Howard spoke of his passions for both journalism and politics in Riordan’s early life which he focused on throughout.
“I was a little disappointed with Pat when he quit his job at the Miami Herald when he got a job as speech writer for the governor,” Howard said. “I soon learned that it was a piece in a very colored life.”
But Riordan brought professionalism and direction to every endeavor in his life, according to Howard.
“Pat and I were called for service in Vietnam,” Howard said. “Pat declared himself a conscientious objector, and was sentenced to community service. He led an anti-drug group. But he would not tell the kids not to smoke pot and then come home and do it himself, much to my dismay.”
According to Stryker, Riordan’s dedication helped him excel while serving leaders like Gov. Bob Graham, Reed and Castor.
But more than a speech writer or an assistant, he lent his advice, spoke up when needed and at times championed his own causes.
“He shaped public policy in Florida by being beside these leaders, by asking the tough questions,” Stryker said. “He made the public case for four-year degrees at (the) St. Petersburg (campus). He muscled USF into the Research I tier in Florida. And who can forget Pat’s discovery of the satellite image of Florida with the bright red strip across the middle of the state – the I-4 Corridor. How he used to show it off.”
As Castor’s assistant, Riordan had heavily promoted the I-4 Corridor Project, the symbiotic economic and research partnerships between USF and high-technology companies in the surrounding area.
Riordan worked at the Herald as a reporter, state capitol bureau chief and a Washington correspondent until becoming Graham’s speech writer in 1983. Two years later, he became head of public information for the chancellor’s office. He then took two years to study Native-American history in 1995. In 1997 Castor asked Riordan to come to USF to serve as her special assistant, and offered him a teaching opportunity as a history professor. When Castor left last year, he became director of the Florida Center for History and Politics.
Dr. Jack Ruckdeschel, director for the H. Lee Moffitt Cancer Research Center and Riordan’s physician, said he was always impressed by the man’s ability to intellectually study his disease, while at the same time be treated for it, and continue a full work load in the face of it all.
“There are very few people who can do the type of intellectual juggling he did,” Ruckdeschel said. “Most people are overwhelmed with the disease. But he was an insightful observer of it, almost as if he was observing himself over his shoulder. He could observe what he thought about his life, he could deal with it on an intellectual level. It’s very rare in my situation to see someone go from intellectualizing about their disease and then going back in for treatment.”
Given Riordan’s interest in journalism and politics, and the pair’s relatively important positions in Florida, Ruckdeschel said the two often shared laughs about what was going on in state government.

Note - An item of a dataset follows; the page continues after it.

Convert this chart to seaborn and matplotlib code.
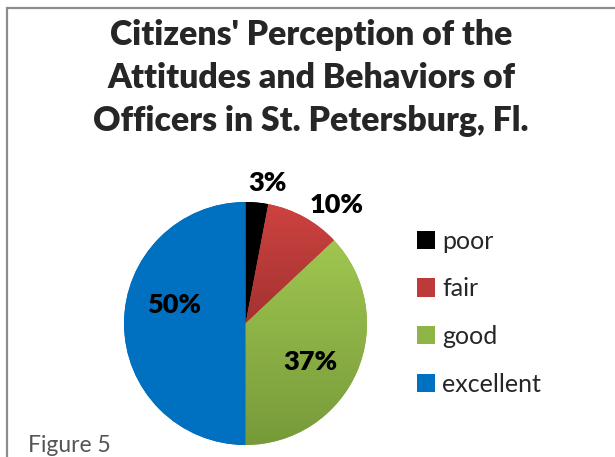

“We’re both heavily involved in the university, and he was an irreverent observer of the role of state government at every level in the process of higher education,” he said. “I don’t want to get him posthumously in trouble, but he wasn’t always in agreement at the decisions made at multiple levels. So we would laugh at some of the issues.”
Riordan regularly sent e-mails to friends concerning the status of his cancer, and would keep everyone updated of the latest developments.
“Every time something changed, good or bad, he had a mailing list he sent to present and past presidents of the university, doctors, politicians, etc.,” Ruckdeschel said. “He would say, ‘This is what’s happening.'”
Ruckdeschel said Riordan’s death hit him especially hard since the two had grown to be friends during the cancer treatments in the past few years.
“When I do clinical work, all I do is lung cancer,” he said. “Ultimately, 80 to 85 percent of my patients die. After 25 years of that, I have to keep a little distance. But there are some people who break through that. It was particularly sad. I lost a friend.”